What does this mean in infrastructure terms?

For example, while we are still trying to build mobile phones for people who do not understand English, because we do not even have alternative language input devices, compared to Mandarin, for example, it is companies like Samsung that are working on developing indigenous computing devices. While we are trying to expand bandwidth and Wi-Fi connectivity by expanding the networks, Facebook and Google are trying bizarre but interesting experiments like using drones and hot air balloons to expand coverage.

Why was Facebook so aggressive? It was pitching itself as a saviour of overcoming the digital divide.

You think if it hadn’t been so aggressive, it would have won? [laughs]. But when Sam Pitroda was calling for the privatisation of exchanges, the state was behind it.
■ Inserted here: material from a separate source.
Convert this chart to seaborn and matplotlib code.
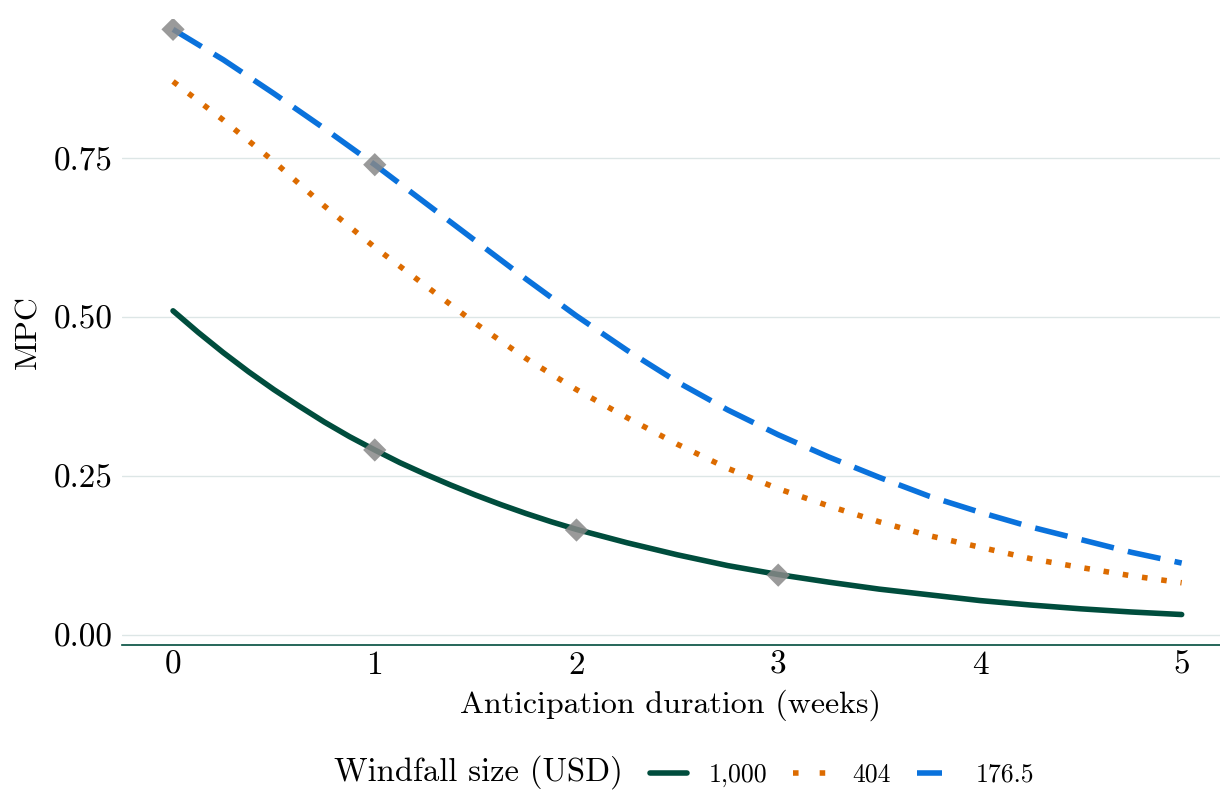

Facebook’s ad campaign was so jarring because it seemed to replace the state. Instead of hinting at a PPP which had the blessings of the state, it positioned itself as a caring state aiming to solve the problems of citizens.

But I think it was not prepared for the kind of strong response it got. People started asking: if Free Basics is a PPP, where is the public in it? There was discomfort with a proto state-like institution, which, when called upon to act, goes back to a terms of service instead of a constitution.

When you try to replace a constitution with enshrined rights by a terms of service, you obviously face huge problems. The counter was: my state, despite all its flaws, is informed by a document that is transparent, accessible and negotiable, unlike “terms of service”, which is a binding, legal document.

I really do not know whether Facebook mismanaged it; maybe it wanted to push at the limits to see what kind of hold it had in an India that is being shaped by a technocratic government.

I think it was a well-reasoned gamble in the context of the techno utopianism within the current government at the Centre, which may be willing to allow a technology vendor to position itself as a primary caregiver to people.